I want to use approximate KNN search in Elasticsearch. This requires some fields to have a dense vector mapping type with additional parameters. I would like to use eland to upload CSVs of my data, including the embeddings.
For example, I have the following data frame.
f = DataFrame({"text":["blue square", "red triangle"], "embedding":[[1.0, 2.0], [3.0, 4.0]]})
text embedding
0 blue square [1.0, 2.0]
1 red triangle [3.0, 4.0]
I want to run pandas_to_eland(f, ...)
to create a new index containing the data in the CSV. I want the "embedding" field to be a dense vector that can be used by KNN search, which requires that its mapping look like this:
"embedding": {
"type": "dense_vector",
"dims": 2,
"index": true,
"similarity": "cosine"
}
Obviously I could just manually create the mappings for the entire CSV before indexing the data, but that will get tedious for larger data frames.
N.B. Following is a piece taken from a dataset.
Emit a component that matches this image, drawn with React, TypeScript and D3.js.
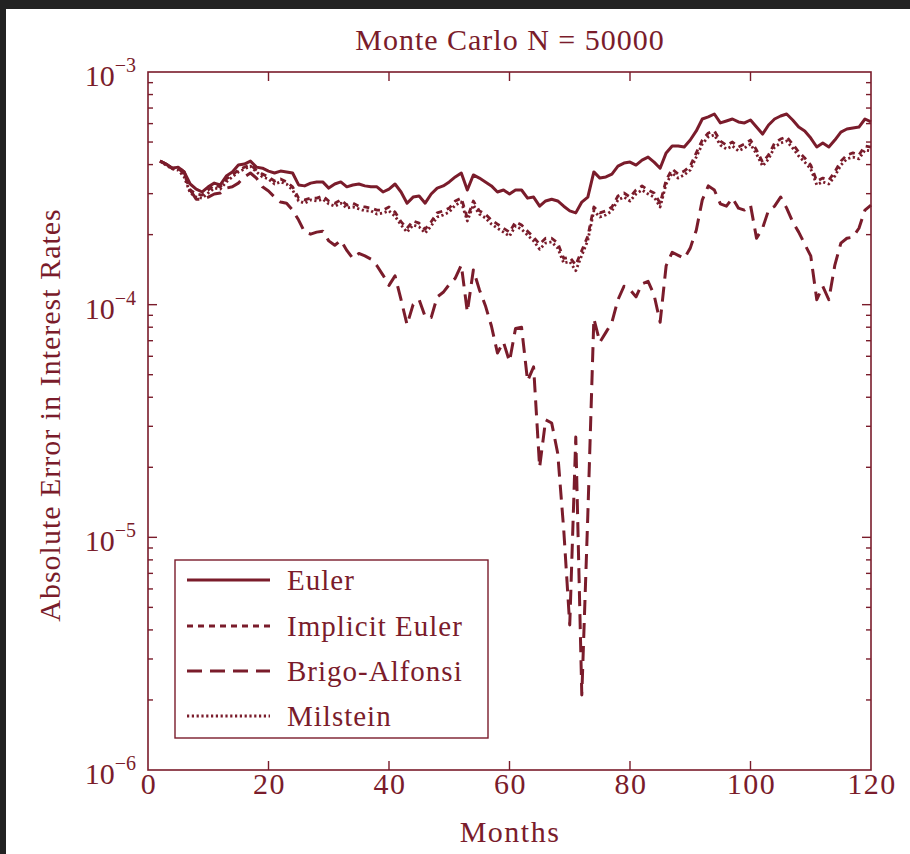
import React from 'react';
import * as d3 from 'd3';

const W = 910;
const H = 854;
const INK = '#7a1c2b';
const FONT = '"Liberation Serif", "DejaVu Serif", serif';

// Monthly absolute errors, months 2..120, in units of 1e-4
const FIRST_MONTH = 2;
const UNIT = 1e-4;

const eulerErr = [
  4.14, 4.02, 3.86, 3.90, 3.72, 3.30, 3.14, 3.05, 3.21, 3.33,
  3.27, 3.57, 3.72, 3.98, 4.02, 4.14, 3.90, 3.86, 3.75, 3.68,
  3.75, 3.72, 3.68, 3.27, 3.24, 3.33, 3.37, 3.37, 3.17, 3.30,
  3.37, 3.21, 3.27, 3.30, 3.24, 3.21, 3.21, 3.05, 3.14, 3.30,
  3.05, 2.73, 2.90, 2.93, 2.73, 2.99, 3.17, 3.24, 3.37, 3.54,
  3.68, 3.11, 3.61, 3.50, 3.37, 3.24, 3.05, 3.11, 2.99, 3.11,
  3.11, 2.87, 2.90, 2.65, 2.79, 2.84, 2.79, 2.65, 2.53, 2.48,
  2.76, 2.90, 3.72, 3.50, 3.54, 3.64, 3.94, 4.06, 4.10, 3.98,
  4.18, 4.31, 4.10, 3.86, 4.49, 4.81, 4.81, 4.76, 5.10, 5.58,
  6.28, 6.41, 6.60, 6.04, 6.16, 6.28, 6.10, 6.04, 6.22, 5.80,
  5.41, 5.92, 6.28, 6.47, 6.60, 6.22, 5.80, 5.58, 5.20, 4.76,
  4.95, 4.76, 5.10, 5.52, 5.69, 5.75, 5.80, 6.28, 6.10,
];

const implicitErr = [
  4.14, 4.02, 3.86, 3.86, 3.64, 3.11, 2.99, 2.96, 3.11, 3.27,
  3.21, 3.47, 3.61, 3.79, 3.90, 3.98, 3.79, 3.64, 3.54, 3.40,
  3.47, 3.37, 3.21, 2.87, 2.82, 2.87, 2.87, 2.93, 2.79, 2.73,
  2.82, 2.68, 2.73, 2.65, 2.63, 2.60, 2.55, 2.55, 2.63, 2.50,
  2.27, 2.13, 2.29, 2.24, 2.11, 2.27, 2.48, 2.53, 2.60, 2.79,
  2.87, 2.36, 2.79, 2.53, 2.45, 2.31, 2.22, 2.13, 2.05, 2.27,
  2.20, 2.07, 1.95, 1.82, 1.93, 1.93, 1.84, 1.58, 1.60, 1.48,
  1.71, 1.97, 2.63, 2.48, 2.53, 2.63, 2.93, 3.02, 2.90, 3.11,
  3.24, 3.11, 3.02, 2.73, 3.43, 3.83, 3.64, 3.75, 3.94, 4.49,
  5.10, 5.47, 5.58, 5.05, 4.85, 5.00, 4.76, 4.90, 5.10, 4.62,
  4.10, 4.40, 4.95, 5.15, 5.26, 4.90, 4.53, 4.27, 3.98, 3.40,
  3.50, 3.43, 3.72, 4.14, 4.40, 4.49, 4.40, 4.81, 4.76,
];

const brigoErr = [
  4.14, 4.02, 3.86, 3.90, 3.72, 3.11, 2.84, 2.84, 2.90, 2.99,
  3.02, 3.17, 3.21, 3.33, 3.54, 3.68, 3.50, 3.21, 3.08, 2.90,
  2.76, 2.73, 2.55, 2.31, 2.05, 2.01, 2.05, 2.07, 1.88, 1.80,
  1.89, 1.71, 1.58, 1.66, 1.62, 1.57, 1.47, 1.34, 1.21, 1.33,
  1.05, 0.82, 1.00, 1.05, 0.89, 0.88, 1.08, 1.13, 1.22, 1.30,
  1.48, 0.93, 1.41, 1.16, 0.99, 0.81, 0.62, 0.69, 0.57, 0.79,
  0.80, 0.47, 0.54, 0.20, 0.32, 0.31, 0.23, 0.108, 0.042, 0.27,
  0.021, 0.125, 0.87, 0.69, 0.76, 0.84, 1.05, 1.20, 1.16, 1.08,
  1.23, 1.26, 1.10, 0.84, 1.47, 1.68, 1.63, 1.58, 1.75, 2.09,
  2.82, 3.24, 3.11, 2.71, 2.65, 2.87, 2.60, 2.55, 2.68, 1.93,
  2.13, 2.55, 2.65, 2.90, 2.60, 2.27, 2.05, 1.82, 1.62, 1.05,
  1.20, 1.05, 1.48, 1.84, 1.93, 1.95, 2.13, 2.55, 2.68,
];

const milsteinErr = [
  4.14, 3.98, 3.83, 3.79, 3.54, 3.02, 2.90, 2.87, 3.02, 3.17,
  3.14, 3.37, 3.54, 3.72, 3.83, 3.94, 3.72, 3.54, 3.47, 3.30,
  3.37, 3.30, 3.11, 2.79, 2.73, 2.82, 2.79, 2.84, 2.71, 2.65,
  2.73, 2.60, 2.63, 2.58, 2.53, 2.53, 2.45, 2.48, 2.53, 2.40,
  2.20, 2.05, 2.20, 2.16, 2.03, 2.18, 2.38, 2.43, 2.50, 2.68,
  2.76, 2.29, 2.68, 2.45, 2.36, 2.22, 2.13, 2.05, 1.97, 2.18,
  2.11, 1.99, 1.88, 1.73, 1.84, 1.86, 1.75, 1.51, 1.53, 1.40,
  1.63, 1.89, 2.53, 2.38, 2.43, 2.53, 2.82, 2.90, 2.79, 2.99,
  3.11, 2.99, 2.90, 2.63, 3.30, 3.68, 3.50, 3.61, 3.79, 4.31,
  4.90, 5.26, 5.36, 4.85, 4.67, 4.81, 4.58, 4.71, 4.90, 4.44,
  3.94, 4.23, 4.76, 4.95, 5.05, 4.71, 4.35, 4.10, 3.83, 3.27,
  3.37, 3.30, 3.57, 3.98, 4.23, 4.31, 4.23, 4.62, 4.58,
];

const xTicks = [0, 20, 40, 60, 80, 100, 120];
const yDecades = [-6, -5, -4, -3];

const TITLE = 'Monte Carlo N = 50000';
const X_LABEL = 'Months';
const Y_LABEL = 'Absolute Error in Interest Rates';

type Series = { name: string; values: number[]; dash: string | null; width: number };

const series: Series[] = [
  { name: 'Euler', values: eulerErr, dash: null, width: 3 },
  { name: 'Implicit Euler', values: implicitErr, dash: '6,5', width: 2.8 },
  { name: 'Brigo-Alfonsi', values: brigoErr, dash: '15,8', width: 3 },
  { name: 'Milstein', values: milsteinErr, dash: '2.2,2.6', width: 2.8 },
];

const plot = { left: 148, right: 871, top: 72, bottom: 770 };

export default function App() {
  const x = d3.scaleLinear().domain([0, 120]).range([plot.left, plot.right]);
  const y = d3.scaleLog().domain([1e-6, 1e-3]).range([plot.bottom, plot.top]);

  const line = d3
    .line<number>()
    .x((_, i) => x(FIRST_MONTH + i))
    .y((v) => y(v * UNIT));

  const minorTicks: number[] = [];
  for (let k = -6; k < -3; k++) {
    for (let m = 2; m <= 9; m++) minorTicks.push(m * Math.pow(10, k));
  }

  const drawOrder = [2, 3, 1, 0];

  const legend = { x: 175, y: 560, w: 313, h: 178 };
  const legendRows = [580, 626, 671, 716];

  return (
    <svg
      width={W}
      height={H}
      viewBox={`0 0 ${W} ${H}`}
      style={{ position: 'absolute', left: 0, top: 0, background: '#fff' }}
      fontFamily={FONT}
    >
      <rect x={0} y={0} width={W} height={H} fill="#fff" />
      {/* dark frame edges */}
      <rect x={0} y={0} width={W} height={9} fill="#222" />
      <rect x={0} y={0} width={6} height={H} fill="#222" />

      <text x={510} y={50} textAnchor="middle" fontSize={30} letterSpacing={1} fill={INK}>
        {TITLE}
      </text>

      {/* series */}
      <g fill="none" strokeLinejoin="round">
        {drawOrder.map((i) => {
          const s = series[i];
          return (
            <path
              key={s.name}
              d={line(s.values) || ''}
              stroke={INK}
              strokeWidth={s.width}
              strokeDasharray={s.dash || undefined}
            />
          );
        })}
      </g>

      {/* frame */}
      <rect
        x={plot.left}
        y={plot.top}
        width={plot.right - plot.left}
        height={plot.bottom - plot.top}
        fill="none"
        stroke={INK}
        strokeWidth={1.6}
      />

      {/* ticks */}
      <g stroke={INK} strokeWidth={1.4}>
        {xTicks.slice(1, -1).map((t) => (
          <g key={t}>
            <line x1={x(t)} x2={x(t)} y1={plot.bottom} y2={plot.bottom - 9} />
            <line x1={x(t)} x2={x(t)} y1={plot.top} y2={plot.top + 9} />
          </g>
        ))}
        {yDecades.slice(1, -1).map((d) => (
          <g key={d}>
            <line x1={plot.left} x2={plot.left + 9} y1={y(Math.pow(10, d))} y2={y(Math.pow(10, d))} />
            <line x1={plot.right} x2={plot.right - 9} y1={y(Math.pow(10, d))} y2={y(Math.pow(10, d))} />
          </g>
        ))}
        {minorTicks.map((v) => (
          <g key={v}>
            <line x1={plot.left} x2={plot.left + 5} y1={y(v)} y2={y(v)} />
            <line x1={plot.right} x2={plot.right - 5} y1={y(v)} y2={y(v)} />
          </g>
        ))}
      </g>

      {/* x tick labels */}
      <g fontSize={30} fill={INK} textAnchor="middle" letterSpacing={1.5}>
        {xTicks.map((t) => (
          <text key={t} x={x(t) + 1} y={plot.bottom + 24}>
            {t}
          </text>
        ))}
      </g>

      {/* y tick labels */}
      <g fill={INK}>
        {yDecades.map((d) => (
          <text key={d} x={plot.left - 12} y={y(Math.pow(10, d)) + 14} textAnchor="end" fontSize={30}>
            10
            <tspan dy={-14} fontSize={20}>
              {'\u2212' + Math.abs(d)}
            </tspan>
          </text>
        ))}
      </g>

      <text x={510} y={842} textAnchor="middle" fontSize={30} letterSpacing={1.5} fill={INK}>
        {X_LABEL}
      </text>
      <text
        transform={`translate(60, ${(plot.top + plot.bottom) / 2 - 6}) rotate(-90)`}
        textAnchor="middle"
        fontSize={30}
        letterSpacing={1}
        fill={INK}
      >
        {Y_LABEL}
      </text>

      {/* legend */}
      <rect
        x={legend.x}
        y={legend.y}
        width={legend.w}
        height={legend.h}
        fill="#fff"
        stroke={INK}
        strokeWidth={1.4}
      />
      {series.map((s, i) => (
        <g key={s.name}>
          <line
            x1={187}
            x2={270}
            y1={legendRows[i]}
            y2={legendRows[i]}
            stroke={INK}
            strokeWidth={s.width}
            strokeDasharray={s.dash || undefined}
          />
          <text x={287} y={legendRows[i] + 10} fontSize={29} letterSpacing={1} fill={INK}>
            {s.name}
          </text>
        </g>
      ))}
    </svg>
  );
}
I'd like to have eland/Elasticsearch figure out all the mappings and customize my "embedding" column in code at the time the index is created.
pandas_to_eland(f, ...)
does have an es_type_overrides
parameter that allows you to specify a mapping data type, but it does not enable any further mapping customization.
Is there some way to get eland to do this without manually creating the entire mapping beforehand?